**Problem to solve:** Leave out the images and repeat the listing below without a single change.

**Information supplied:**
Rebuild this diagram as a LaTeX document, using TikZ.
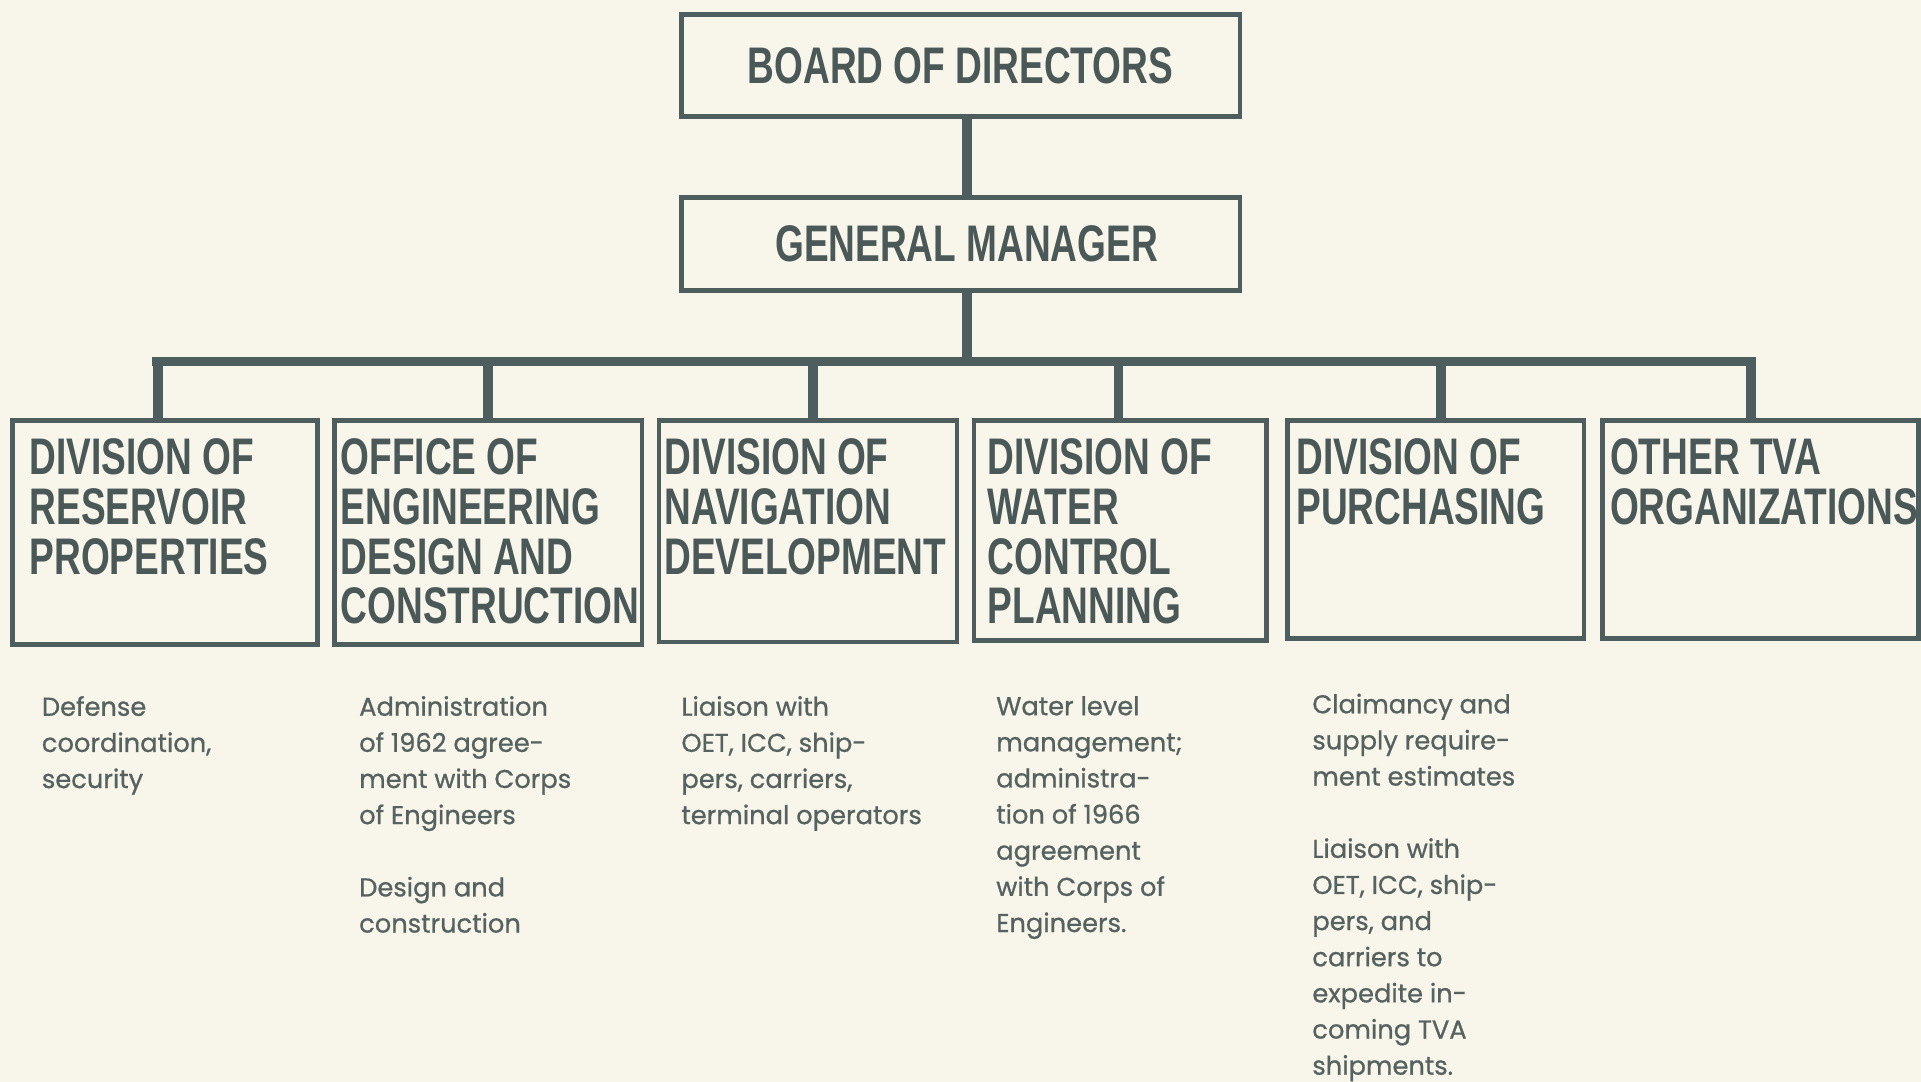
\documentclass[tikz,border=0pt]{standalone}
\usepackage{fontspec}
\newfontfamily\headfont[FakeStretch=0.72]{Liberation Sans}
\newfontfamily\descfont[FakeBold=0.8]{Poppins}
\definecolor{bgc}{HTML}{F8F6EB}
\definecolor{linec}{HTML}{4E5D5D}
\definecolor{headc}{HTML}{4A5858}
\definecolor{descc}{HTML}{56625F}
\begin{document}
\begin{tikzpicture}[x=1pt,y=-1pt,
  box/.style={draw=linec, line width=3.8pt, inner sep=0pt, outer sep=0pt, anchor=north west},
  conn/.style={draw=linec, line width=8pt},
  bus/.style={draw=linec, line width=8pt, line cap=rect},
  toptext/.style={text=headc, font=\headfont\bfseries\fontsize{42}{40.5}\selectfont},
  head/.style={text=headc, font=\headfont\bfseries\fontsize{42}{40.5}\selectfont, align=left, anchor=north west, inner sep=0pt},
  desc/.style={text=descc, font=\descfont\fontsize{21}{29.5}\selectfont, align=left, anchor=north west, inner sep=0pt}]
\fill[bgc] (0,0) rectangle (1568,883);
\useasboundingbox (0,0) rectangle (1568,883);

% top boxes
\node[box, toptext, minimum width=456pt, minimum height=83pt] (board) at (556,12) {BOARD OF DIRECTORS};
\node[box, toptext, minimum width=456pt, minimum height=76pt] (gm) at (556,161) {\hspace*{10pt}GENERAL MANAGER};

% division boxes
\node[box, minimum width=249pt, minimum height=183pt] (d1) at (10,343) {};
\node[box, minimum width=251pt, minimum height=183pt] (d2) at (273,343) {};
\node[box, minimum width=243pt, minimum height=181pt] (d3) at (538,343) {};
\node[box, minimum width=239pt, minimum height=180pt] (d4) at (795,343) {};
\node[box, minimum width=242pt, minimum height=178pt] (d5) at (1051,343) {};
\node[box, minimum width=258pt, minimum height=178pt] (d6) at (1308,343) {};

% box titles
\node[head] (t1) at (24,358) {DIVISION OF\\RESERVOIR\\PROPERTIES};
\node[head] (t2) at (278,358) {OFFICE OF\\ENGINEERING\\DESIGN AND\\CONSTRUCTION};
\node[head] (t3) at (542,358) {DIVISION OF\\NAVIGATION\\DEVELOPMENT};
\node[head] (t4) at (806,358) {DIVISION OF\\WATER\\CONTROL\\PLANNING};
\node[head] (t5) at (1058,358) {DIVISION OF\\PURCHASING};
\node[head] (t6) at (1314,358) {OTHER TVA\\ORGANIZATIONS};

% connectors
\coordinate (busL) at (128,295);
\coordinate (busR) at (1429,295);
\draw[conn] ([xshift=5pt]board.south) -- ([xshift=5pt]gm.north);
\draw[conn] ([xshift=5pt]gm.south) -- ([xshift=5pt]gm.south |- busL);
\draw[bus] (busL) -- (busR);
\draw[conn] ([xshift=-5.5pt]d1.north) -- ([xshift=-5.5pt]d1.north |- busL);
\draw[conn] ([xshift=-0.5pt]d2.north) -- ([xshift=-0.5pt]d2.north |- busL);
\draw[conn] ([xshift=4pt]d3.north) -- ([xshift=4pt]d3.north |- busL);
\draw[conn] ([xshift=-1.5pt]d4.north) -- ([xshift=-1.5pt]d4.north |- busL);
\draw[conn] ([xshift=4pt]d5.north) -- ([xshift=4pt]d5.north |- busL);
\draw[conn] ([xshift=-8pt]d6.north) -- ([xshift=-8pt]d6.north |- busL);

% descriptions
\node[desc] (n1) at (34,568) {Defense\\coordination,\\security};
\node[desc] (n2) at (293,568) {Administration\\of 1962 agree-\\ment with Corps\\of Engineers\\[29.5pt]Design and\\construction};
\node[desc] (n3) at (556,568) {Liaison with\\OET, ICC, ship-\\pers, carriers,\\terminal operators};
\node[desc] (n4) at (813,568) {Water level\\management;\\administra-\\tion of 1966\\agreement\\with Corps of\\Engineers.};
\node[desc] (n5) at (1071,566) {Claimancy and\\supply require-\\ment estimates\\[29.5pt]Liaison with\\OET, ICC, ship-\\pers, and\\carriers to\\expedite in-\\coming TVA\\shipments.};
\end{tikzpicture}
\end{document}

**Written response:**
Rebuild this diagram as a LaTeX document, using TikZ.
\documentclass[tikz,border=0pt]{standalone}
\usepackage{fontspec}
\newfontfamily\headfont[FakeStretch=0.72]{Liberation Sans}
\newfontfamily\descfont[FakeBold=0.8]{Poppins}
\definecolor{bgc}{HTML}{F8F6EB}
\definecolor{linec}{HTML}{4E5D5D}
\definecolor{headc}{HTML}{4A5858}
\definecolor{descc}{HTML}{56625F}
\begin{document}
\begin{tikzpicture}[x=1pt,y=-1pt,
  box/.style={draw=linec, line width=3.8pt, inner sep=0pt, outer sep=0pt, anchor=north west},
  conn/.style={draw=linec, line width=8pt},
  bus/.style={draw=linec, line width=8pt, line cap=rect},
  toptext/.style={text=headc, font=\headfont\bfseries\fontsize{42}{40.5}\selectfont},
  head/.style={text=headc, font=\headfont\bfseries\fontsize{42}{40.5}\selectfont, align=left, anchor=north west, inner sep=0pt},
  desc/.style={text=descc, font=\descfont\fontsize{21}{29.5}\selectfont, align=left, anchor=north west, inner sep=0pt}]
\fill[bgc] (0,0) rectangle (1568,883);
\useasboundingbox (0,0) rectangle (1568,883);

% top boxes
\node[box, toptext, minimum width=456pt, minimum height=83pt] (board) at (556,12) {BOARD OF DIRECTORS};
\node[box, toptext, minimum width=456pt, minimum height=76pt] (gm) at (556,161) {\hspace*{10pt}GENERAL MANAGER};

% division boxes
\node[box, minimum width=249pt, minimum height=183pt] (d1) at (10,343) {};
\node[box, minimum width=251pt, minimum height=183pt] (d2) at (273,343) {};
\node[box, minimum width=243pt, minimum height=181pt] (d3) at (538,343) {};
\node[box, minimum width=239pt, minimum height=180pt] (d4) at (795,343) {};
\node[box, minimum width=242pt, minimum height=178pt] (d5) at (1051,343) {};
\node[box, minimum width=258pt, minimum height=178pt] (d6) at (1308,343) {};

% box titles
\node[head] (t1) at (24,358) {DIVISION OF\\RESERVOIR\\PROPERTIES};
\node[head] (t2) at (278,358) {OFFICE OF\\ENGINEERING\\DESIGN AND\\CONSTRUCTION};
\node[head] (t3) at (542,358) {DIVISION OF\\NAVIGATION\\DEVELOPMENT};
\node[head] (t4) at (806,358) {DIVISION OF\\WATER\\CONTROL\\PLANNING};
\node[head] (t5) at (1058,358) {DIVISION OF\\PURCHASING};
\node[head] (t6) at (1314,358) {OTHER TVA\\ORGANIZATIONS};

% connectors
\coordinate (busL) at (128,295);
\coordinate (busR) at (1429,295);
\draw[conn] ([xshift=5pt]board.south) -- ([xshift=5pt]gm.north);
\draw[conn] ([xshift=5pt]gm.south) -- ([xshift=5pt]gm.south |- busL);
\draw[bus] (busL) -- (busR);
\draw[conn] ([xshift=-5.5pt]d1.north) -- ([xshift=-5.5pt]d1.north |- busL);
\draw[conn] ([xshift=-0.5pt]d2.north) -- ([xshift=-0.5pt]d2.north |- busL);
\draw[conn] ([xshift=4pt]d3.north) -- ([xshift=4pt]d3.north |- busL);
\draw[conn] ([xshift=-1.5pt]d4.north) -- ([xshift=-1.5pt]d4.north |- busL);
\draw[conn] ([xshift=4pt]d5.north) -- ([xshift=4pt]d5.north |- busL);
\draw[conn] ([xshift=-8pt]d6.north) -- ([xshift=-8pt]d6.north |- busL);

% descriptions
\node[desc] (n1) at (34,568) {Defense\\coordination,\\security};
\node[desc] (n2) at (293,568) {Administration\\of 1962 agree-\\ment with Corps\\of Engineers\\[29.5pt]Design and\\construction};
\node[desc] (n3) at (556,568) {Liaison with\\OET, ICC, ship-\\pers, carriers,\\terminal operators};
\node[desc] (n4) at (813,568) {Water level\\management;\\administra-\\tion of 1966\\agreement\\with Corps of\\Engineers.};
\node[desc] (n5) at (1071,566) {Claimancy and\\supply require-\\ment estimates\\[29.5pt]Liaison with\\OET, ICC, ship-\\pers, and\\carriers to\\expedite in-\\coming TVA\\shipments.};
\end{tikzpicture}
\end{document}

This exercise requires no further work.